The growing conversation about maternal ambivalence — buoyed by books such as Sheila Heti’s Motherhood and Jacqueline Rose’s Mothers — is shedding light on the ways in which the ideals of motherhood can deviate from reality. But by perceiving the experiences of being a mother exclusively through the lens of white womanhood, it also risks erasing the challenges women of colour face.

Antoinette Lattouf concurs with these struggles. But Lattouf adds that the Arabic community’s experience with physical trauma has seen less awareness around less visible kinds of trauma like post-natal depression. She says that her own experience of illness was exacerbated because she lacked a blueprint for being a Lebanese mother and a professional woman at the same time.

“I struggled to explain my [post-natal depression] to my parents, aunts and uncles because they’d all had eight, 10, 13 children and somehow managed to do it without a mental health condition,” says Lattouf, who’s now an ambassador for the Gidget Foundation, an organisation that raises awareness around the illness and a senior journalist at Network Ten. “When I didn’t have that bond with my child, I was dreaming of being back at work because that was an environment in which I felt I thrived.
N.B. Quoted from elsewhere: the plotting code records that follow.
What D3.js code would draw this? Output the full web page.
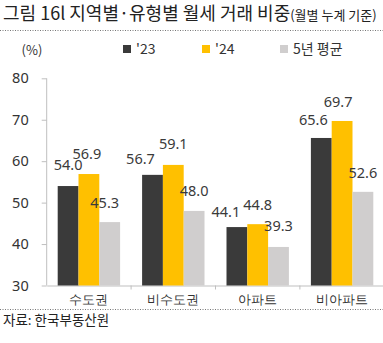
<!DOCTYPE html>
<html><head><meta charset="utf-8">
<script src="https://cdn.jsdelivr.net/npm/d3@7"></script>
<style>
html,body{margin:0;padding:0;background:#fff;}
svg{display:block;font-family:"Noto Sans CJK KR","Noto Sans",sans-serif;}
</style></head>
<body><svg id="c" width="383" height="343"></svg>
<script>
const categories = ["수도권", "비수도권", "아파트", "비아파트"];
const seriesNames = ["'23", "'24", "5년 평균"];
const values23 = [54.0, 56.7, 44.1, 65.6];
const values24 = [56.9, 59.1, 44.8, 69.7];
const values5y = [45.3, 48.0, 39.3, 52.6];
const yTicks = [30, 40, 50, 60, 70, 80];
const colors = ["#3a3a3a", "#ffc000", "#d0cece"];

const series = [values23, values24, values5y];
const svg = d3.select("#c");

// Title
const title = svg.append("text").attr("x", 3).attr("y", 20).attr("fill", "#222");
title.append("tspan").attr("font-size", 18).text("그림 16l 지역별·유형별 월세 거래 비중");
title.append("tspan").attr("font-size", 13).text("(월별 누계 기준)");
svg.append("line").attr("x1", 0).attr("x2", 383).attr("y1", 30.5).attr("y2", 30.5)
  .attr("stroke", "#777").attr("stroke-dasharray", "1,1.5");

const y = d3.scaleLinear().domain([30, 80]).range([285.5, 78.3]);
const x0 = d3.scaleBand().domain(categories).range([46.7, 384.3]).padding(0);
const x1 = d3.scaleBand().domain(d3.range(3)).range([11, x0.bandwidth() - 11]).padding(0);

// Y axis
const yAxis = svg.append("g").attr("transform", "translate(46.7,0)")
  .call(d3.axisLeft(y).tickValues(yTicks).tickSize(5).tickPadding(6).tickFormat(d3.format("d")));
yAxis.select(".domain").attr("stroke", "#bfbfbf").attr("d", `M0,${y(80)}V${y(30)}`);
yAxis.selectAll(".tick line").attr("stroke", "#bfbfbf");
yAxis.selectAll(".tick text").attr("font-size", 14.5).attr("fill", "#333")
  .attr("font-family", "'Noto Sans','Noto Sans CJK KR',sans-serif").attr("dx", -7);

svg.append("text").attr("x", 32).attr("y", 55).attr("text-anchor", "middle")
  .attr("font-size", 13).attr("fill", "#333").text("(%)");

// X axis
const xAxis = svg.append("g").attr("transform", `translate(0,${y(30)})`)
  .call(d3.axisBottom(x0).tickSize(0).tickPadding(10));
xAxis.select(".domain").attr("stroke", "#bfbfbf");
xAxis.selectAll(".tick text").attr("font-size", 12.5).attr("fill", "#333");
const bounds = categories.map(c => x0(c)).slice(1);
svg.append("g").selectAll("line").data(bounds).join("line")
  .attr("x1", d => d).attr("x2", d => d).attr("y1", y(30)).attr("y2", y(30) + 4)
  .attr("stroke", "#bfbfbf");

// Bars
const groups = svg.append("g").selectAll("g").data(categories).join("g")
  .attr("transform", c => `translate(${x0(c)},0)`);
groups.selectAll("rect").data((c, i) => series.map((s, k) => ({k, v: s[i]}))).join("rect")
  .attr("x", d => x1(d.k)).attr("width", x1.bandwidth())
  .attr("y", d => y(d.v)).attr("height", d => y(30) - y(d.v))
  .attr("fill", d => colors[d.k]);

// Value labels (layout offsets: [dx, gap above bar top])
const labelOffsets = [
  [[0, 16], [-2, 15], [-5, 14]],
  [[-12, 11], [0, 15.5], [0, 15]],
  [[-11, 10.5], [0, 14.5], [0, 15.5]],
  [[-8, 12.5], [-4, 14], [0, 13.5]]
];
groups.each(function(c, i) {
  d3.select(this).selectAll("text.v").data(series.map((s, k) => ({k, v: s[i]}))).join("text")
    .attr("class", "v")
    .attr("x", d => x1(d.k) + x1.bandwidth() / 2 + labelOffsets[i][d.k][0])
    .attr("y", d => y(d.v) - labelOffsets[i][d.k][1])
    .attr("text-anchor", "middle").attr("font-size", 14.5).attr("fill", "#3a3a3a")
    .attr("font-family", "'Noto Sans','Noto Sans CJK KR',sans-serif")
    .text(d => d.v.toFixed(1));
});

// Legend
const legX = [123, 202, 280];
const leg = svg.append("g").selectAll("g").data(seriesNames).join("g")
  .attr("transform", (d, i) => `translate(${legX[i]},49)`);
leg.append("rect").attr("x", 0).attr("y", -4).attr("width", 8).attr("height", 8)
  .attr("fill", (d, i) => colors[i]);
leg.append("text").attr("x", 13).attr("y", 5).attr("font-size", 14).attr("fill", "#333").text(d => d);

// Footer
svg.append("line").attr("x1", 0).attr("x2", 383).attr("y1", 309.5).attr("y2", 309.5)
  .attr("stroke", "#777").attr("stroke-dasharray", "1,1.5");
svg.append("text").attr("x", 3).attr("y", 325).attr("font-size", 13.5).attr("fill", "#222").text("자료: 한국부동산원");
</script></body></html>
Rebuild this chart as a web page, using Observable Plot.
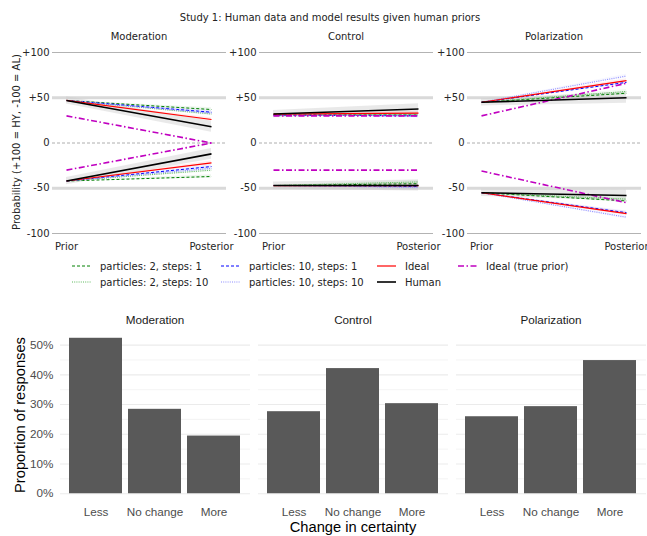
<!DOCTYPE html>
<html><head><meta charset="utf-8">
<script src="https://cdn.jsdelivr.net/npm/d3@7"></script>
<script src="https://cdn.jsdelivr.net/npm/@observablehq/plot@0.6"></script>
<style>
body{margin:0;background:#fff;}
#root{position:relative;width:647px;height:536px;overflow:hidden;background:#fff;}
.abs{position:absolute;white-space:nowrap;}
.c{transform:translate(-50%,-50%);}
.top{font-family:"DejaVu Sans";font-size:10px;color:#222;}
.bot{font-family:"Liberation Sans";color:#1a1a1a;}
svg.plot{position:absolute;overflow:visible;}
</style></head>
<body><div id="root"></div>
<script>
// ---------- data ----------
const conditions = ["Moderation", "Control", "Polarization"];
const stages = ["Prior", "Posterior"];
const seriesNames = ["particles: 2, steps: 1", "particles: 2, steps: 10", "particles: 10, steps: 1",
  "particles: 10, steps: 10", "Ideal", "Ideal (true prior)", "Human"];
// [prior, posterior] per series, upper (HY) group and lower (AL) group
const moderationHigh = [[47, 37], [47, 32], [47, 34], [47, 33], [47, 26], [30, 0], [47, 18]];
const moderationLow = [[-42, -37], [-42, -30], [-42, -26], [-42, -28], [-42, -22], [-30, 0], [-42, -12]];
const controlHigh = [[31, 31], [31, 31], [31, 30], [31, 30], [32, 33], [30, 30], [32, 37.5]];
const controlLow = [[-47, -45], [-47, -43], [-47, -48], [-47, -49], [-47, -47], [-30, -30], [-47, -47]];
const polarizationHigh = [[45, 55], [45, 57], [45, 67], [45, 74], [45, 69], [30, 66], [45, 50]];
const polarizationLow = [[-55, -64], [-55, -62], [-55, -77], [-55, -82], [-55, -78], [-31, -66], [-55, -58]];
const humanCI = [4, 6];
const yTicks = [100, 50, 0, -50, -100];
const yTickLabels = ["+100", "+50", "0", "-50", "-100"];

const certaintyLevels = ["Less", "No change", "More"];
const moderationBars = [52.3, 28.4, 19.4];
const controlBars = [27.6, 42.1, 30.3];
const polarizationBars = [25.9, 29.3, 44.8];
const pctTicks = [0, 10, 20, 30, 40, 50];
const pctMinor = [5, 15, 25, 35, 45];

// ---------- styles ----------
const seriesStyle = [
  {stroke: "#008000", dash: "3,2", w: 1},
  {stroke: "#5cb85c", dash: "1,1.2", w: 1},
  {stroke: "#0000ff", dash: "3,2", w: 1},
  {stroke: "#8c8cff", dash: "1,1.2", w: 1.1},
  {stroke: "#ff0000", dash: null, w: 1.2},
  {stroke: "#c000c0", dash: "6,2.5,1.5,2.5", w: 1.6},
  {stroke: "#000000", dash: null, w: 1.6}
];

const root = document.getElementById("root");
function addText(html, x, y, cls, style) {
  const d = document.createElement("div");
  d.className = "abs c " + cls;
  d.innerHTML = html;
  d.style.left = x + "px"; d.style.top = y + "px";
  if (style) Object.assign(d.style, style);
  root.appendChild(d);
  return d;
}

// ---------- top row ----------
addText("Study 1: Human data and model results given human priors", 330, 17, "top");
addText("Probability (+100 = HY, -100 = AL)", 16, 142, "top", {transform: "translate(-50%,-50%) rotate(-90deg)"});

const topData = [[moderationHigh, moderationLow], [controlHigh, controlLow], [polarizationHigh, polarizationLow]];
const topFrames = [52, 259, 467];
const frameW = 174;

topData.forEach(([hi, lo], ci) => {
  const rows = [];
  [hi, lo].forEach((grp, g) => grp.forEach((pair, s) => pair.forEach((v, t) =>
    rows.push({group: g, series: s, stage: t, value: v}))));
  const ml = 52;
  const marks = [
    Plot.ruleY([100, -100], {stroke: "#b3b3b3", strokeWidth: 1}),
    Plot.ruleY([50, -50], {stroke: "#d9d9d9", strokeWidth: 3}),
    Plot.ruleY([0], {stroke: "#999", strokeWidth: 0.8, strokeDasharray: "3,2"}),
    Plot.areaY(rows.filter(d => d.series === 6), {x: "stage", y1: d => d.value - humanCI[d.stage], y2: d => d.value + humanCI[d.stage], z: "group", fill: "#cfcfcf", fillOpacity: 0.45}),
    ...seriesStyle.map((st, s) => Plot.areaY(rows.filter(d => d.series === s && s < 5), {x: "stage", y1: d => d.value - d.stage * 2, y2: d => d.value + d.stage * 2, z: "group", fill: st.stroke, fillOpacity: 0.07})),
    ...seriesStyle.map((st, s) => Plot.line(rows.filter(d => d.series === s), {
      x: "stage", y: "value", z: "group", stroke: st.stroke, strokeWidth: st.w,
      strokeDasharray: st.dash, strokeLinecap: "butt"
    })),
    Plot.axisY({ticks: yTicks, tickFormat: (d, i) => yTickLabels[yTicks.indexOf(d)], tickSize: 0, tickPadding: 3, label: null, fontSize: 10}),
    Plot.axisX({ticks: [0, 1], tickFormat: d => stages[d], tickSize: 0, tickPadding: 9, label: null, fontSize: 10})
  ];
  const svg = Plot.plot({
    width: ml + frameW, height: 260,
    marginLeft: ml, marginRight: 0, marginTop: 52, marginBottom: 27,
    x: {domain: [0, 1], range: [ml + 14, ml + 159]},
    y: {domain: [-100, 100], range: [233, 52]},
    style: {fontFamily: "DejaVu Sans", fontSize: "10px", color: "#262626", background: "transparent", overflow: "visible"},
    marks
  });
  svg.classList.add("plot");
  svg.style.left = (topFrames[ci] - ml) + "px";
  svg.style.top = "0px";
  root.appendChild(svg);
  addText(conditions[ci], topFrames[ci] + frameW / 2, 36, "top");
});

// legend
const legendPos = [[72, 266], [72, 282], [221, 266], [221, 282], [377, 266], [377, 282], [458, 266]];
const legendOrder = [0, 1, 2, 3, 4, 6, 5];
legendOrder.forEach((s, k) => {
  const [x, y] = legendPos[k];
  const st = seriesStyle[s];
  const d = document.createElement("div");
  d.className = "abs top";
  d.style.left = x + "px"; d.style.top = (y - 7) + "px";
  d.style.display = "flex"; d.style.alignItems = "center";
  d.innerHTML = `<svg width="20" height="14" style="margin-right:8px"><line x1="0" x2="19" y1="7" y2="7" stroke="${st.stroke}" stroke-width="${st.w}" ${st.dash ? `stroke-dasharray="${st.dash}"` : ""}/></svg><span>${seriesNames[s]}</span>`;
  root.appendChild(d);
});

// ---------- bottom row ----------
const barData = [moderationBars, controlBars, polarizationBars];
const botFrames = [60, 258, 456];
const botW = 190;
const yMax = d3.max(barData.flat()) * 1.05;
const yMin = -d3.max(barData.flat()) * 0.05;

barData.forEach((vals, ci) => {
  const rows = vals.map((v, i) => ({level: certaintyLevels[i], value: v}));
  const ml = 60;
  const marks = [
    Plot.ruleY(pctMinor, {stroke: "#f0f0f0", strokeWidth: 0.8}),
    Plot.ruleY(pctTicks, {stroke: "#ebebeb", strokeWidth: 1.1}),
    Plot.barY(rows, {x: "level", y: "value", fill: "#595959"}),
    Plot.axisX({tickSize: 0, tickPadding: 6.5, label: null, fontSize: 11.7, color: "#4d4d4d"})
  ];
  if (ci === 0) marks.push(Plot.axisY({ticks: pctTicks, tickFormat: d => d + "%", tickSize: 0, tickPadding: 7, label: null, fontSize: 11.7, color: "#4d4d4d"}));
  const svg = Plot.plot({
    width: ml + botW, height: 236,
    marginLeft: ml, marginRight: 0, marginTop: 30, marginBottom: 35,
    x: {domain: certaintyLevels, paddingInner: 0.1, paddingOuter: 0.15},
    y: {domain: [yMin, yMax], ...(ci === 0 ? {} : {axis: null})},
    style: {fontFamily: "Liberation Sans", fontSize: "11.7px", color: "#4d4d4d", background: "transparent", overflow: "visible"},
    marks
  });
  svg.classList.add("plot");
  svg.style.left = (botFrames[ci] - ml) + "px";
  svg.style.top = "300px";
  root.appendChild(svg);
  addText(conditions[ci], botFrames[ci] + botW / 2, 319, "bot", {fontSize: "11.7px"});
});
addText("Change in certainty", 353, 527, "bot", {fontSize: "14.7px", color: "#000"});
addText("Proportion of responses", 20, 415, "bot", {fontSize: "14.7px", color: "#000", transform: "translate(-50%,-50%) rotate(-90deg)"});
</script></body></html>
But that wasn’t something that I thought I could share with members of my community because so many of them have chosen to have children and stay at home full-time.”

Jessica Friedmann is drawn to the word ‘matrescence’, a term, conceived by the anthropologist Dana Rafael to describe the “period of psychic and physical change in which a woman becomes a mother.” But Friedman, who’s the author of Things That Helped, a collection of essays that meditates on her own experience of post-natal depression, says that it’s important to remember that motherhood is a political category — one that’s defined not just by biology but by race, sexuality and disability as well as the sociocultural systems that shape our world.

“In Australia, we have a really difficult time speaking about any health crisis that is caused by psychosocial factors,” she explains. “We want it swept under the rug — whether by sentimentalising motherhood or by not providing sufficient services for new mothers in psychiatric crisis. But post-natal depression is a public health crisis, and it’s only by treating it as such that we’ll make any progress.”